▸ **Goal**
Please print the lines between the one with "Output the web" and the one with "var svg = d3.select('#chart');", both ends included, exactly as written, with no pictures.

* START Supplied records *

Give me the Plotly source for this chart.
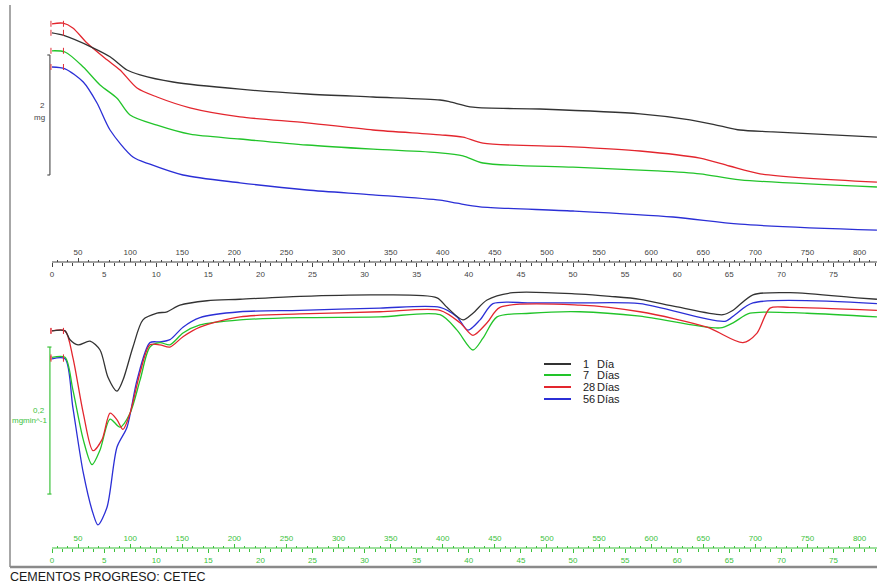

* END Supplied records *
* START Supplied records *

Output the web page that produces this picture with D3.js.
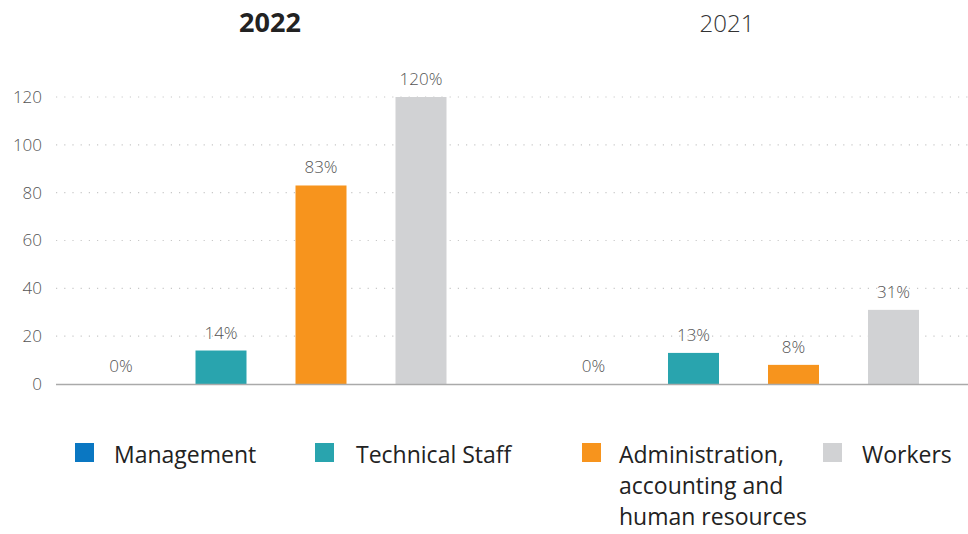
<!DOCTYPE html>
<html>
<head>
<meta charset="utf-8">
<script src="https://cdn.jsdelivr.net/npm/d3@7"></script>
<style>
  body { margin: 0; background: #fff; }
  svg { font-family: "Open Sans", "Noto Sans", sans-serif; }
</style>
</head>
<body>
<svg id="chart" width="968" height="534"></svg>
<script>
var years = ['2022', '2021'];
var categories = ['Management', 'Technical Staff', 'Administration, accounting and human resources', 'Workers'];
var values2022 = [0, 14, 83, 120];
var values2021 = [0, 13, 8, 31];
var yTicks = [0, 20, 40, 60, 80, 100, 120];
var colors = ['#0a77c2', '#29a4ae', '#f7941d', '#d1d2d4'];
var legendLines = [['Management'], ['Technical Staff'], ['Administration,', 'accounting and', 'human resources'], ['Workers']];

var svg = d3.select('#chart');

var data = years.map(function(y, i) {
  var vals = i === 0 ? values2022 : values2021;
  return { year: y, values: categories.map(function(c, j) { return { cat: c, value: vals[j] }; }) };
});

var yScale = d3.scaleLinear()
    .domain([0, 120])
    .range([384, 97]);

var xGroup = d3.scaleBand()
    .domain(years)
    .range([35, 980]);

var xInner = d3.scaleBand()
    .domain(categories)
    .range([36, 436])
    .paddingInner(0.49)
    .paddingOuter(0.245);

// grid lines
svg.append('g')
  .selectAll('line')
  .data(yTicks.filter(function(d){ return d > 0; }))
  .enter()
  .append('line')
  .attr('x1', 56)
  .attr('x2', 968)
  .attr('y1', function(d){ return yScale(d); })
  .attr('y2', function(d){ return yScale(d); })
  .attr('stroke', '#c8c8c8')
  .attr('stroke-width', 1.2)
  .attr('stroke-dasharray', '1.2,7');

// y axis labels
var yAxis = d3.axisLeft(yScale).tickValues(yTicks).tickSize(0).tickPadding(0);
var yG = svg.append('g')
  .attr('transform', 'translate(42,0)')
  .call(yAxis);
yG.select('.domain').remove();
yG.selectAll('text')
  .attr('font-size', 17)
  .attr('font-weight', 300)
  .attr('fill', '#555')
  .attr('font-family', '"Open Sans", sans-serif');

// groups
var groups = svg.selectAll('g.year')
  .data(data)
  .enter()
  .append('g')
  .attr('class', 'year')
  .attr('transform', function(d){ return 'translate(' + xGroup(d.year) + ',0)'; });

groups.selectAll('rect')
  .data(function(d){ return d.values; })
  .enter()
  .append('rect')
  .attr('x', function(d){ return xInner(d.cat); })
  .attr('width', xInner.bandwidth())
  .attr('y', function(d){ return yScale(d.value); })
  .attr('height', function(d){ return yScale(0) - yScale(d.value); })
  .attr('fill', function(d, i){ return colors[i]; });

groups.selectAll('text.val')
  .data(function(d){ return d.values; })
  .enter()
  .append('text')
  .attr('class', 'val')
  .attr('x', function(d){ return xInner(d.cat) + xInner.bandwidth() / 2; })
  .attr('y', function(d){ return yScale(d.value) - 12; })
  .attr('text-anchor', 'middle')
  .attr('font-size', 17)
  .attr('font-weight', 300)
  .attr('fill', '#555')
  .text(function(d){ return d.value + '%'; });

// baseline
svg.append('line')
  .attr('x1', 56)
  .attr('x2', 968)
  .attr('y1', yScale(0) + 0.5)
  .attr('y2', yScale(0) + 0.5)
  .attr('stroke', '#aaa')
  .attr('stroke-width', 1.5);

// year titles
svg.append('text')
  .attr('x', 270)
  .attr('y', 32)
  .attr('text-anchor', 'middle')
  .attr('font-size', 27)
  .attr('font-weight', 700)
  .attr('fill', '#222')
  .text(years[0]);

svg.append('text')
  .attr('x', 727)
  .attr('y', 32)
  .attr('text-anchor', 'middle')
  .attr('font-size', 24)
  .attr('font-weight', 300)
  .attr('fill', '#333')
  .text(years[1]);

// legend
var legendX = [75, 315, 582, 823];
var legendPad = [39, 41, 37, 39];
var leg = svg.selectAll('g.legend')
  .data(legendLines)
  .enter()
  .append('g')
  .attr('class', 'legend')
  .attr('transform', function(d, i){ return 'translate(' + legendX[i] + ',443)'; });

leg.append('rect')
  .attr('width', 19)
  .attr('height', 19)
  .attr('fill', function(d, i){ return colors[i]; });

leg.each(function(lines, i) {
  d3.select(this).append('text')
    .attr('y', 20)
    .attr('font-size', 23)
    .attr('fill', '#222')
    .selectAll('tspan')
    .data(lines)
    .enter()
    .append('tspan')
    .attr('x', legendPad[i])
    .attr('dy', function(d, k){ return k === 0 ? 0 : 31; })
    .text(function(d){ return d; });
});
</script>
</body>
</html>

* END Supplied records *
* START Supplied records *

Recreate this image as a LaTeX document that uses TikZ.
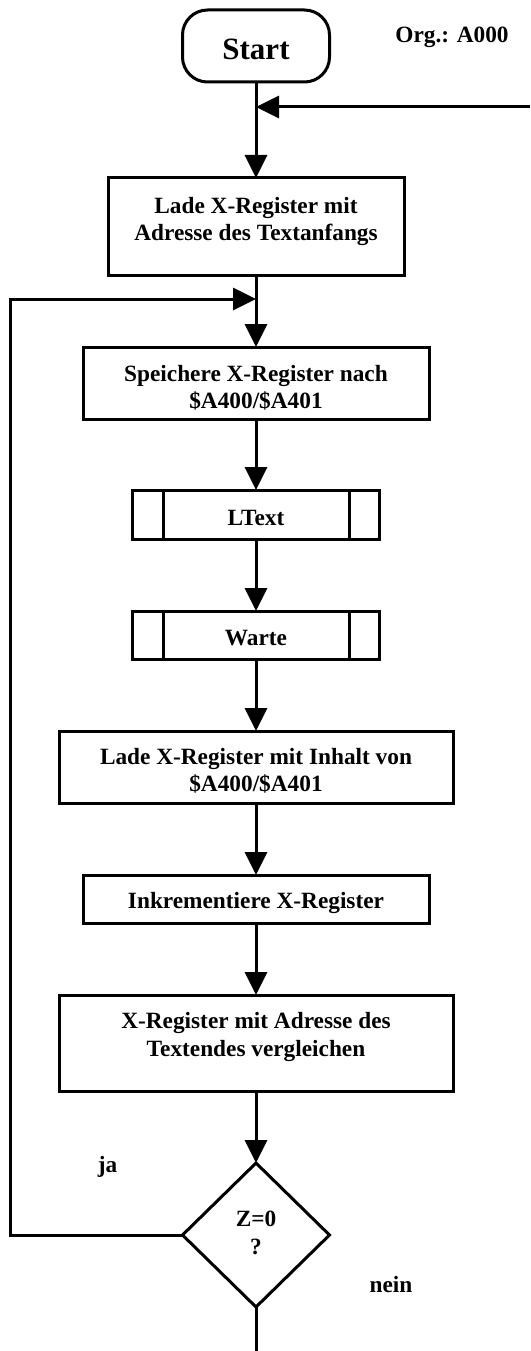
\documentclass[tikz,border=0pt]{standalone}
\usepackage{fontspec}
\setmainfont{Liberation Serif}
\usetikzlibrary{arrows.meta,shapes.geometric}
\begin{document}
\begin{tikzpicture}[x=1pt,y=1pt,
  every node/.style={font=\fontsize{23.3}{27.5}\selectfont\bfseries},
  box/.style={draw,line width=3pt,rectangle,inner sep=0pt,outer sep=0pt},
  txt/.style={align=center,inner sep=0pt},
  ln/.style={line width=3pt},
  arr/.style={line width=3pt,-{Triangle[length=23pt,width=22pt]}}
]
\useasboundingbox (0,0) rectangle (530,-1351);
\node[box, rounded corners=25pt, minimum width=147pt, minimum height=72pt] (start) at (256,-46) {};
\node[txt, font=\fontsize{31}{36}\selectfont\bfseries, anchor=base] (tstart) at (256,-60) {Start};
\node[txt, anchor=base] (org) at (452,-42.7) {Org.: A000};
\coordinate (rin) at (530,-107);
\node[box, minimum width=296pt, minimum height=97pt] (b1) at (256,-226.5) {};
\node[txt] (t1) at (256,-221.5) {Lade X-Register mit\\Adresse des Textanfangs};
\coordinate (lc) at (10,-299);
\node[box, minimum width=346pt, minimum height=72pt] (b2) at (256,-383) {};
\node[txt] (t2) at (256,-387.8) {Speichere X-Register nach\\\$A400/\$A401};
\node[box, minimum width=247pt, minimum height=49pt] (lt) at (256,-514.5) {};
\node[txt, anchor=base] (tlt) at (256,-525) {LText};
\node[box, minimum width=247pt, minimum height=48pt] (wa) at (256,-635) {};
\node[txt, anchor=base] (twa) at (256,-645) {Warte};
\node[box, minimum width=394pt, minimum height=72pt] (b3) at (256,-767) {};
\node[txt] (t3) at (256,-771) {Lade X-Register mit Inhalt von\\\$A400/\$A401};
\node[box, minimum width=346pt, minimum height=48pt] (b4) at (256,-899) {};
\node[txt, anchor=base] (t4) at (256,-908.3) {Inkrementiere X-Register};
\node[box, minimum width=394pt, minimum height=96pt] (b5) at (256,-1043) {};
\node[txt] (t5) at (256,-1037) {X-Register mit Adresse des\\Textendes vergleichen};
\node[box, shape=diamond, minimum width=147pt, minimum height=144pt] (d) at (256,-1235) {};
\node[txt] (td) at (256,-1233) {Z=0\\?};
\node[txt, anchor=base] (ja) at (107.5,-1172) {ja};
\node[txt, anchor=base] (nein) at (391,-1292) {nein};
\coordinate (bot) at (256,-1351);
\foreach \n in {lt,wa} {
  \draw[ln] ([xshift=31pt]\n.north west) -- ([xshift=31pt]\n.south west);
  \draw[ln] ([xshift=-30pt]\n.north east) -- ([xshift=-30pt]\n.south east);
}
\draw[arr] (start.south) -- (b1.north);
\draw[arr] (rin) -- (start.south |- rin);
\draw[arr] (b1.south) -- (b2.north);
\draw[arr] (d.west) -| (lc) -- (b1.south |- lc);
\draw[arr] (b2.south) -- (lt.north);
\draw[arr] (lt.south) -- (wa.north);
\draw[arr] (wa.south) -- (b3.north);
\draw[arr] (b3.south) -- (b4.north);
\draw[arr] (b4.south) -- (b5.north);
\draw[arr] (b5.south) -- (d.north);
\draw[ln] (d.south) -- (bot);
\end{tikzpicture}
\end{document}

* END Supplied records *

▸ **Finished task**
Output the web page that produces this picture with D3.js.
<!DOCTYPE html>
<html>
<head>
<meta charset="utf-8">
<script src="https://cdn.jsdelivr.net/npm/d3@7"></script>
<style>
  body { margin: 0; background: #fff; }
  svg { font-family: "Open Sans", "Noto Sans", sans-serif; }
</style>
</head>
<body>
<svg id="chart" width="968" height="534"></svg>
<script>
var years = ['2022', '2021'];
var categories = ['Management', 'Technical Staff', 'Administration, accounting and human resources', 'Workers'];
var values2022 = [0, 14, 83, 120];
var values2021 = [0, 13, 8, 31];
var yTicks = [0, 20, 40, 60, 80, 100, 120];
var colors = ['#0a77c2', '#29a4ae', '#f7941d', '#d1d2d4'];
var legendLines = [['Management'], ['Technical Staff'], ['Administration,', 'accounting and', 'human resources'], ['Workers']];

var svg = d3.select('#chart');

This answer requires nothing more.